After publishing a series of articles based on a review of two years of overtime records, we approached Honolulu Mayor Peter Carlisle, City Council members and City Prosecutor Keith Kaneshiro for their reactions and input.

At the time, Carlisle said he was “not happy” about the reports and promised to look into the issue. Five weeks after Civil Beat contacted Kaneshiro for comment, the prosecutor sent us an e-mail saying there is a pending investigation.

Here’s Kaneshiro’s entire response:

“As a general rule, the Office of the Prosecuting Attorney cannot comment on a pending investigation. That would apply in this case.”

The prosecutor’s office said it could not provide any other details.

Civil Beat found some city road division employees logged more than 1,200 overtime hours in one year and found the division consistently overspent its overtime budgets in recent years.

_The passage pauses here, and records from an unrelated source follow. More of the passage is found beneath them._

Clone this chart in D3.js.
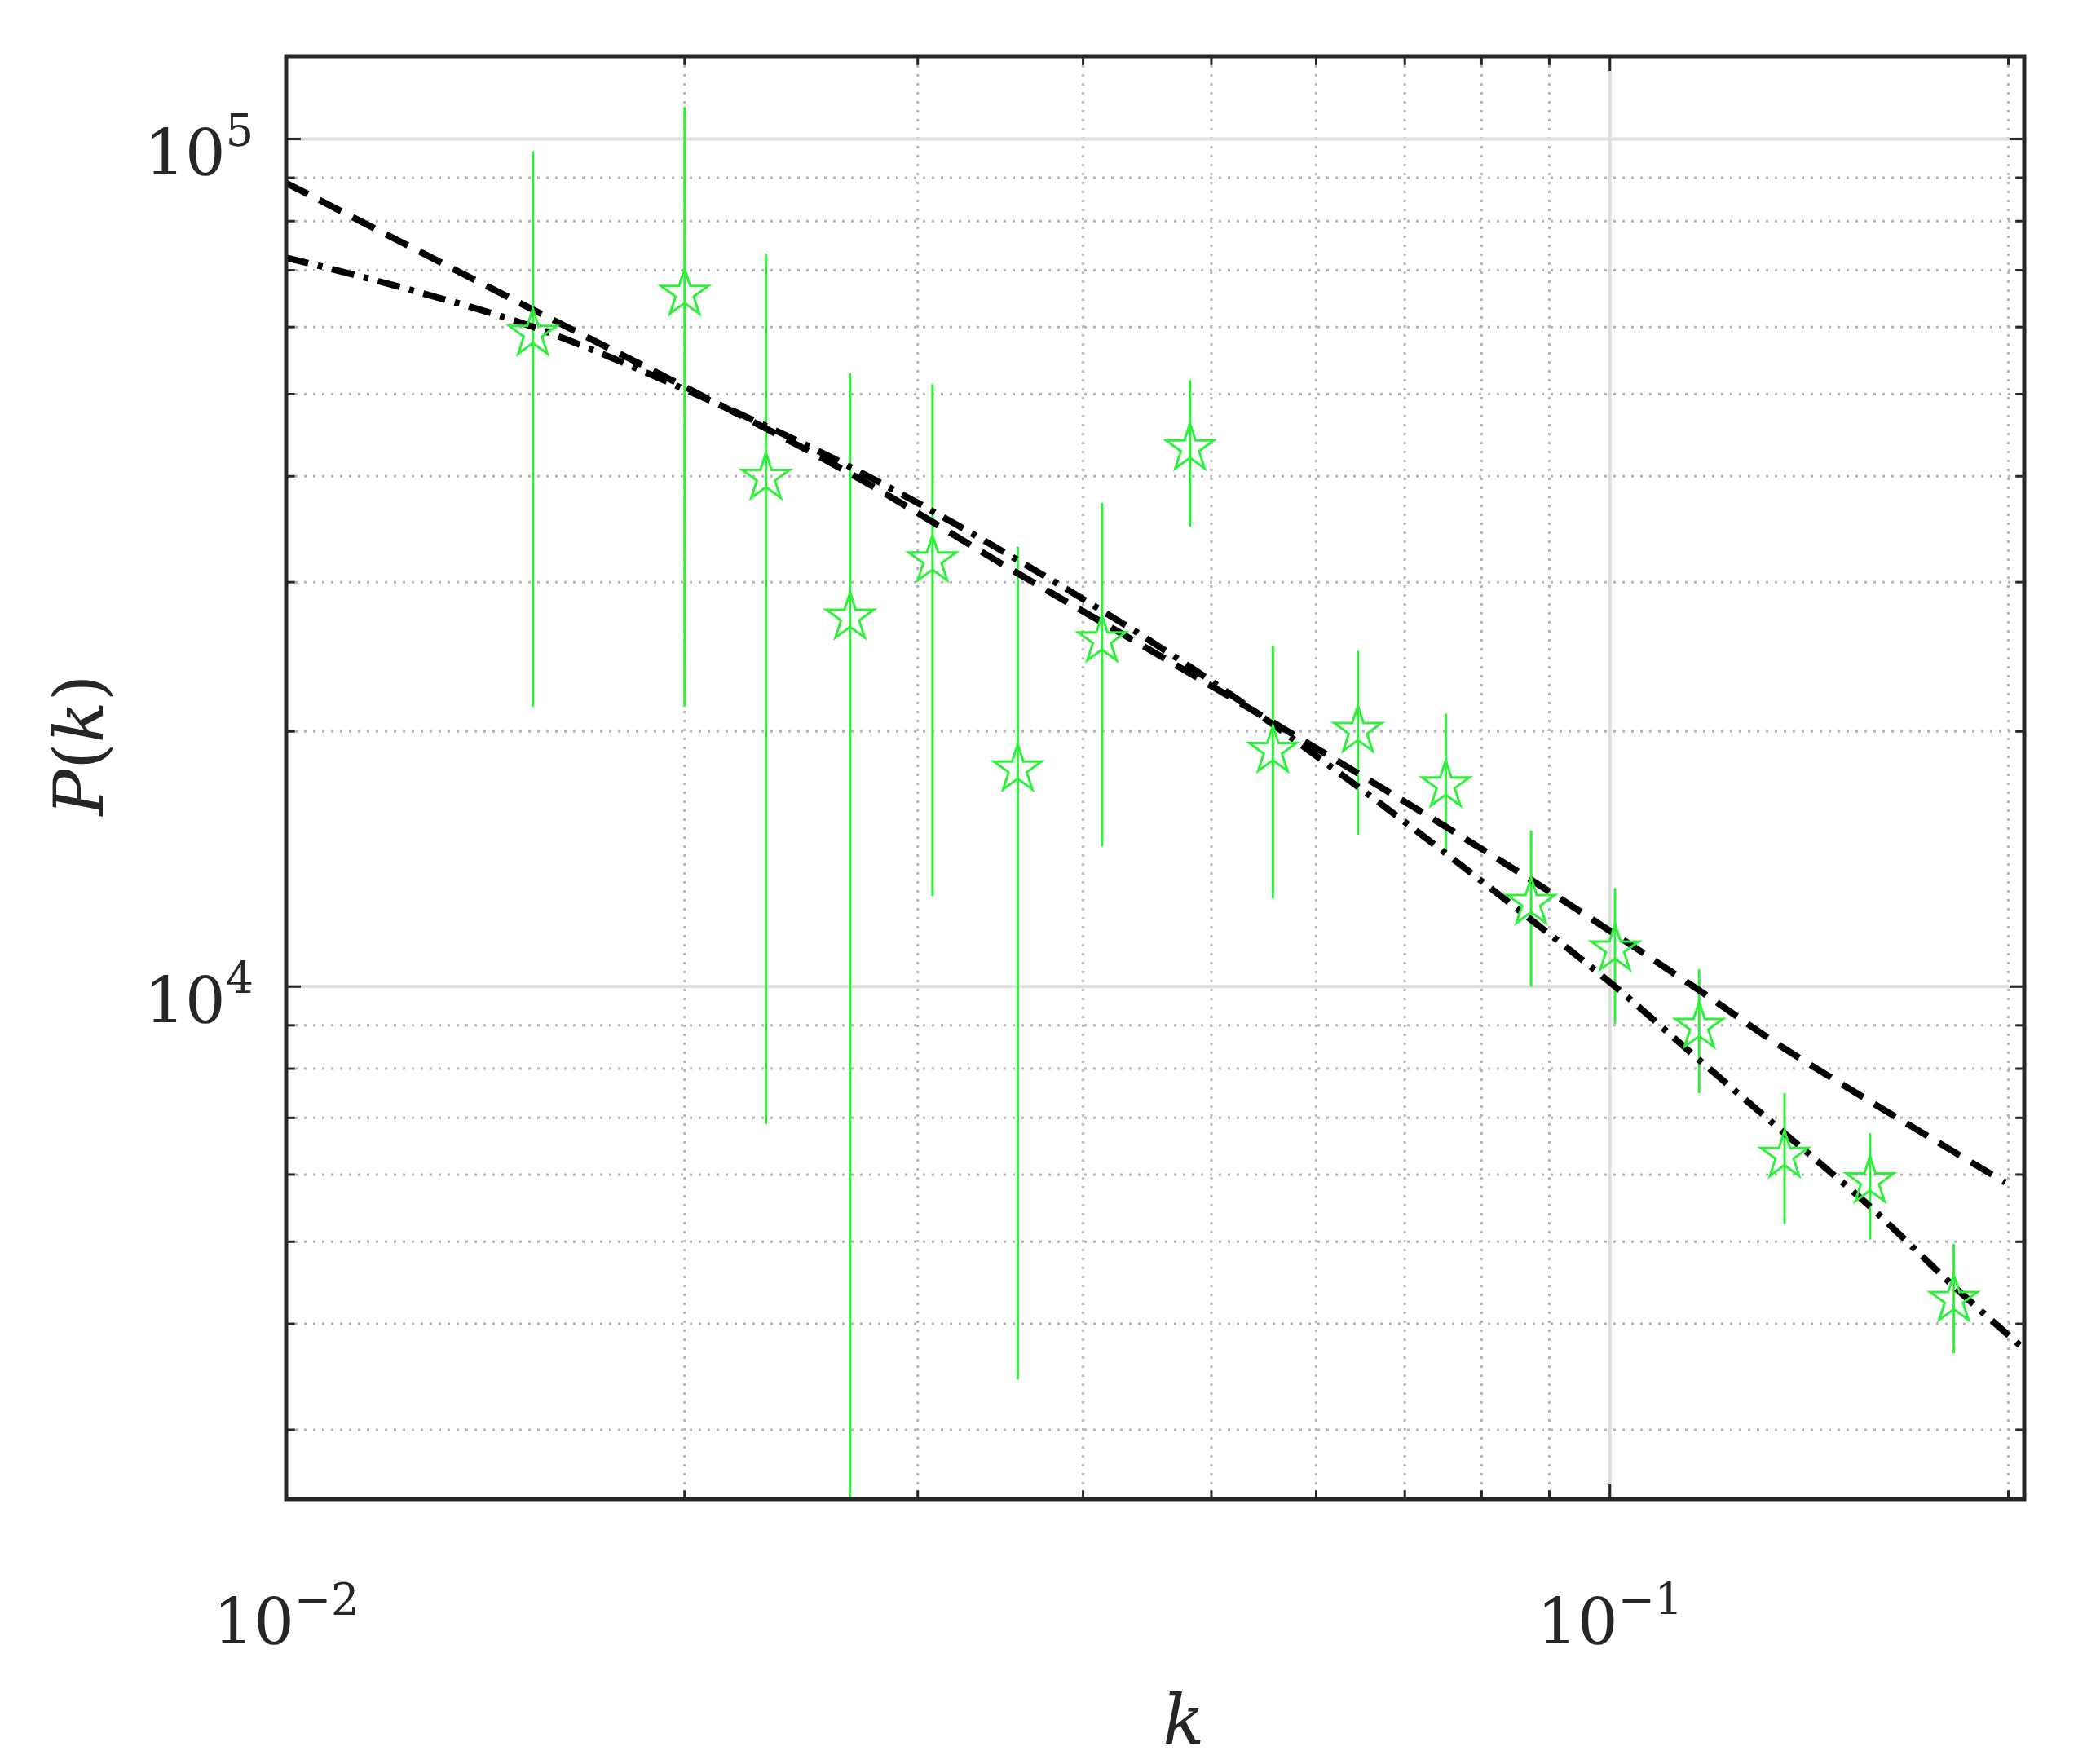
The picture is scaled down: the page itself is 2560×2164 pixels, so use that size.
<!DOCTYPE html>
<html>
<head>
<meta charset="utf-8">
<script src="https://cdn.jsdelivr.net/npm/d3@7"></script>
<style>
  body { margin: 0; background: white; }
  text { font-family: "DejaVu Serif", "Liberation Serif", serif; fill: #262626; }
</style>
</head>
<body>
<script>
var W = 2560, H = 2164;
var margin = {left: 351, top: 69, right: 77, bottom: 325};
var plotW = W - margin.left - margin.right;
var plotH = H - margin.top - margin.bottom;

// measured points
var kData = [0.01536, 0.0200, 0.02304, 0.02667, 0.03078, 0.0357, 0.04133, 0.04817, 0.05564,
             0.06451, 0.07516, 0.0872, 0.1009, 0.1168, 0.1355, 0.1572, 0.1819];
var pData = [58940, 65700, 39860, 27260, 31850, 18050, 25630, 43170, 18980,
             20040, 17280, 12560, 11070, 8970, 6316, 5895, 4271];
var pHigh = [96800, 109100, 73260, 52890, 51360, 33040, 37230, 51920, 25260,
             24900, 21000, 15280, 13070, 10480, 7485, 6714, 4971];
var pLow = [21390, 21390, 6887, 1500, 12790, 3437, 14630, 34880, 12700,
            15110, 14370, 10000, 9040, 7485, 5250, 5027, 3694];

// model curves
var kDash = [0.01, 0.01536, 0.0200, 0.02667, 0.0357, 0.04817, 0.06451, 0.0872, 0.1168, 0.1355, 0.1989];
var pDash = [88740, 62900, 51010, 40300, 30730, 23420, 17850, 13360, 9900, 8450, 5874];
var kDashDot = [0.01, 0.01218, 0.01536, 0.0200, 0.02667, 0.0357, 0.04817, 0.06451, 0.0872, 0.1009,
                0.1168, 0.1355, 0.1572, 0.1819, 0.2056];
var pDashDot = [72450, 66910, 60030, 50650, 41030, 31850, 23840, 17210, 11990, 10000,
                8194, 6714, 5502, 4428, 3735];

var xTicks = [0.01, 0.1];
var xTickExp = ["\u22122", "\u22121"];
var yTicks = [1e4, 1e5];
var yTickExp = ["4", "5"];

var xMinor = [0.02, 0.03, 0.04, 0.05, 0.06, 0.07, 0.08, 0.09, 0.2];
var yMinor = [3000, 4000, 5000, 6000, 7000, 8000, 9000, 20000, 30000, 40000, 50000, 60000, 70000, 80000, 90000];

var svg = d3.select("body").append("svg").attr("width", W).attr("height", H);
var g = svg.append("g").attr("transform", "translate(" + margin.left + "," + margin.top + ")");

var x = d3.scaleLog().domain([0.01, 0.2056]).range([0, plotW]);
var y = d3.scaleLog().domain([2485, 125200]).range([plotH, 0]);

// grid
g.selectAll(".xminor").data(xMinor.filter(d => d < 0.2056)).enter().append("line")
  .attr("x1", d => x(d)).attr("x2", d => x(d)).attr("y1", 0).attr("y2", plotH)
  .attr("stroke", "#b5b5b5").attr("stroke-width", 3).attr("stroke-dasharray", "3,8");
g.selectAll(".yminor").data(yMinor).enter().append("line")
  .attr("y1", d => y(d)).attr("y2", d => y(d)).attr("x1", 0).attr("x2", plotW)
  .attr("stroke", "#b5b5b5").attr("stroke-width", 3).attr("stroke-dasharray", "3,8");
g.selectAll(".xmajor").data(xTicks).enter().append("line")
  .attr("x1", d => x(d)).attr("x2", d => x(d)).attr("y1", 0).attr("y2", plotH)
  .attr("stroke", "#dedede").attr("stroke-width", 4);
g.selectAll(".ymajor").data(yTicks).enter().append("line")
  .attr("y1", d => y(d)).attr("y2", d => y(d)).attr("x1", 0).attr("x2", plotW)
  .attr("stroke", "#dedede").attr("stroke-width", 4);

// clip
svg.append("clipPath").attr("id", "clip").append("rect").attr("width", plotW).attr("height", plotH);
var pg = g.append("g").attr("clip-path", "url(#clip)");

var green = "#2ef03a";

// error bars
pg.selectAll(".err").data(kData).enter().append("line")
  .attr("x1", d => x(d)).attr("x2", d => x(d))
  .attr("y1", (d, i) => y(pHigh[i])).attr("y2", (d, i) => y(pLow[i]))
  .attr("stroke", green).attr("stroke-width", 3);

// curves
var line = d3.line().x(d => x(d[0])).y(d => y(d[1])).curve(d3.curveCatmullRom);
pg.append("path").attr("d", line(d3.zip(kDash, pDash)))
  .attr("fill", "none").attr("stroke", "#000").attr("stroke-width", 8).attr("stroke-dasharray", "30,16");
pg.append("path").attr("d", line(d3.zip(kDashDot, pDashDot)))
  .attr("fill", "none").attr("stroke", "#000").attr("stroke-width", 8).attr("stroke-dasharray", "28,12,6,12");

// stars
var star = d3.symbol().type(d3.symbolStar).size(1050);
pg.selectAll(".star").data(kData).enter().append("path")
  .attr("d", star)
  .attr("transform", (d, i) => "translate(" + x(d) + "," + y(pData[i]) + ")")
  .attr("fill", "none").attr("stroke", green).attr("stroke-width", 3);

// ticks inward, all sides
var tickLen = 18;
var allX = xTicks.concat(xMinor.filter(d => d < 0.2056));
allX.forEach(function(d) {
  var len = xTicks.indexOf(d) >= 0 ? tickLen : tickLen * 0.6;
  g.append("line").attr("x1", x(d)).attr("x2", x(d)).attr("y1", plotH).attr("y2", plotH - len).attr("stroke", "#262626").attr("stroke-width", 3);
  g.append("line").attr("x1", x(d)).attr("x2", x(d)).attr("y1", 0).attr("y2", len).attr("stroke", "#262626").attr("stroke-width", 3);
});
yTicks.concat(yMinor).forEach(function(d) {
  var len = yTicks.indexOf(d) >= 0 ? tickLen : tickLen * 0.6;
  g.append("line").attr("y1", y(d)).attr("y2", y(d)).attr("x1", 0).attr("x2", len).attr("stroke", "#262626").attr("stroke-width", 3);
  g.append("line").attr("y1", y(d)).attr("y2", y(d)).attr("x1", plotW).attr("x2", plotW - len).attr("stroke", "#262626").attr("stroke-width", 3);
});

// frame
g.append("rect").attr("width", plotW).attr("height", plotH)
  .attr("fill", "none").attr("stroke", "#262626").attr("stroke-width", 5);

// tick labels
xTicks.forEach(function(d, i) {
  var t = g.append("text").attr("x", x(d)).attr("y", plotH + 178)
    .attr("text-anchor", "middle").attr("font-size", 78);
  t.append("tspan").text("10");
  t.append("tspan").attr("dy", -36).attr("font-size", 54).text(xTickExp[i]);
});
yTicks.forEach(function(d, i) {
  var t = g.append("text").attr("x", -40).attr("y", y(d) + 45)
    .attr("text-anchor", "end").attr("font-size", 78);
  t.append("tspan").text("10");
  t.append("tspan").attr("dy", -36).attr("font-size", 54).text(yTickExp[i]);
});

// axis labels
g.append("text").attr("x", plotW / 2 + 35).attr("y", plotH + 300)
  .attr("text-anchor", "middle").attr("font-size", 84).attr("font-style", "italic").text("k");
var yl = g.append("text").attr("transform", "translate(-225," + (plotH / 2 - 40) + ") rotate(-90)")
  .attr("text-anchor", "middle").attr("font-size", 84);
yl.append("tspan").attr("font-style", "italic").text("P");
yl.append("tspan").text("(");
yl.append("tspan").attr("font-style", "italic").text("k");
yl.append("tspan").text(")");
</script>
</body>
</html>
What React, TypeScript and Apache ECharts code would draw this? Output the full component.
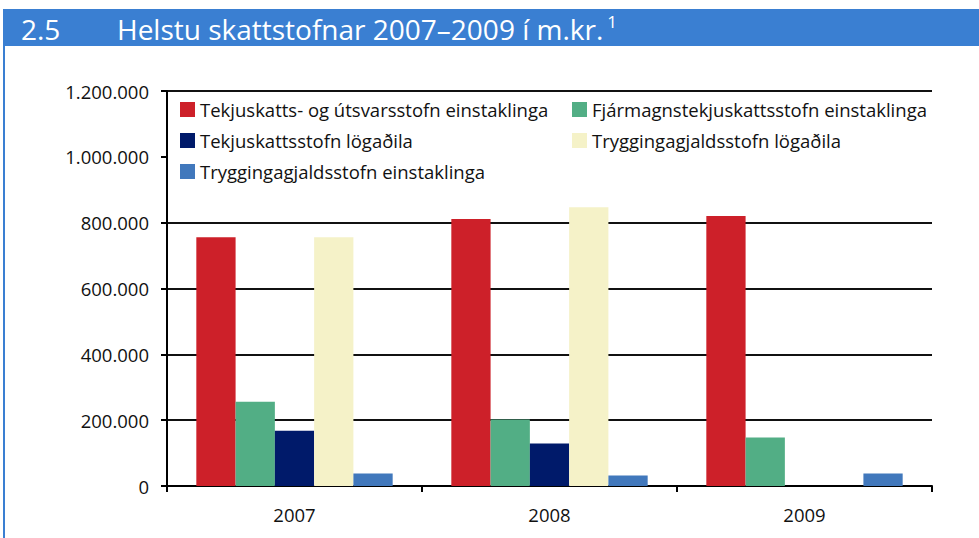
import React, { useEffect, useRef } from "react";
import * as echarts from "echarts";

const categories = ["2007", "2008", "2009"];
const seriesNames = [
  "Tekjuskatts- og útsvarsstofn einstaklinga",
  "Fjármagnstekjuskattsstofn einstaklinga",
  "Tekjuskattsstofn lögaðila",
  "Tryggingagjaldsstofn lögaðila",
  "Tryggingagjaldsstofn einstaklinga",
];
const tekjuskattsEinst = [756000, 811000, 820000];
const fjarmagnstekjuskatts = [256000, 202000, 147000];
const tekjuskattsLogadila = [168000, 129000, null];
const tryggingagjaldLogadila = [756000, 847000, null];
const tryggingagjaldEinst = [38000, 32000, 38000];
const seriesValues = [
  tekjuskattsEinst,
  fjarmagnstekjuskatts,
  tekjuskattsLogadila,
  tryggingagjaldLogadila,
  tryggingagjaldEinst,
];
const colors = ["#CD2029", "#52AE85", "#001A6A", "#F5F2C8", "#4178BC"];
const titleNumber = "2.5";
const titleText = "Helstu skattstofnar 2007–2009 í m.kr.";
const titleSup = "1";

const FONT = "'Open Sans', 'Noto Sans', sans-serif";
const FS = 18.5;

const fmt = (v: number) =>
  String(v).replace(/\B(?=(\d{3})+(?!\d))/g, ".");

export default function App() {
  const ref = useRef<HTMLDivElement>(null);
  useEffect(() => {
    if (!ref.current) return;
    const chart = echarts.init(ref.current, undefined, { renderer: "svg" });
    chart.setOption({
      animation: false,
      backgroundColor: "#fff",
      textStyle: { fontFamily: FONT },
      grid: { left: 167, right: 47, top: 91, bottom: 52, containLabel: false },
      xAxis: {
        type: "category",
        data: categories,
        axisLine: { lineStyle: { color: "#000", width: 2 } },
        axisTick: { show: true, length: 6, lineStyle: { color: "#000", width: 2 } },
        axisLabel: { color: "#111", fontSize: FS, margin: 19, fontFamily: FONT },
        splitLine: { show: false },
      },
      yAxis: {
        type: "value",
        min: 0,
        max: 1200000,
        interval: 200000,
        axisLine: { show: true, lineStyle: { color: "#000", width: 2 } },
        axisTick: { show: true, length: 6, lineStyle: { color: "#000", width: 2 } },
        axisLabel: {
          color: "#111",
          fontSize: FS,
          margin: 18,
          fontFamily: FONT,
          formatter: (v: number) => fmt(v),
        },
        splitLine: { show: true, lineStyle: { color: "#111", width: 2, type: "solid" } },
      },
      legend: [
        {
          left: 180,
          top: 100,
          orient: "vertical",
          padding: 0,
          itemGap: 12,
          itemWidth: 15,
          itemHeight: 15,
          icon: "rect",
          data: [seriesNames[0], seriesNames[2], seriesNames[4]],
          textStyle: { fontSize: FS, lineHeight: 19, color: "#111", fontFamily: FONT },
        },
        {
          left: 572,
          top: 100,
          orient: "vertical",
          padding: 0,
          itemGap: 12,
          itemWidth: 15,
          itemHeight: 15,
          icon: "rect",
          data: [seriesNames[1], seriesNames[3]],
          textStyle: { fontSize: FS, lineHeight: 19, color: "#111", fontFamily: FONT },
        },
      ],
      graphic: [
        {
          type: "rect",
          z: 1,
          shape: { x: 168, y: 96, width: 768, height: 90 },
          style: { fill: "#fff" },
          silent: true,
        },
        {
          type: "rect",
          z: 5,
          shape: { x: 3, y: 9, width: 976, height: 37 },
          style: { fill: "#3A7FD2" },
          silent: true,
        },
        {
          type: "rect",
          z: 5,
          shape: { x: 3, y: 9, width: 2, height: 529 },
          style: { fill: "#3A7FD2" },
          silent: true,
        },
        {
          type: "text",
          z: 6,
          x: 21,
          y: 29,
          style: {
            text: titleNumber,
            fill: "#fff",
            fontSize: 28,
            fontFamily: FONT,
            verticalAlign: "middle",
          },
          silent: true,
        },
        {
          type: "text",
          z: 6,
          x: 117,
          y: 29,
          style: {
            text: "{a|" + titleText + "}{b|" + titleSup + "}",
            fill: "#fff",
            verticalAlign: "middle",
            rich: {
              a: { fontSize: 28, fontFamily: FONT, fill: "#fff", lineHeight: 32 },
              b: {
                fontSize: 17,
                fontFamily: FONT,
                fill: "#fff",
                lineHeight: 32,
                padding: [0, 0, 16, 4],
              },
            },
          },
          silent: true,
        },
      ],
      series: seriesValues.map((vals, i) => ({
        name: seriesNames[i],
        type: "bar",
        data: vals,
        barGap: "0%",
        barCategoryGap: "23%",
        itemStyle: { color: colors[i] },
        z: 2,
      })),
    });
    return () => chart.dispose();
  }, []);
  return (
    <div
      ref={ref}
      style={{ position: "absolute", left: 0, top: 0, width: 979, height: 538 }}
    />
  );
}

We also found possible double-charging, with workers claiming overtime twice on the same day for different jobs performed at overlapping times.

Civil Beat ran the following articles about overtime use at the city’s Road Maintenance Division:

Last year, criminal charges were filed against a street-sweeping supervisor in the same Road Maintenance Division for allegedly verifying false overtime claims for himself and three other employees, who paid him kickbacks, a story first reported by KITV.

The supervisor pleaded no contest in October and faces up to 10 years in prison and a $25,000 fine at his sentencing next month.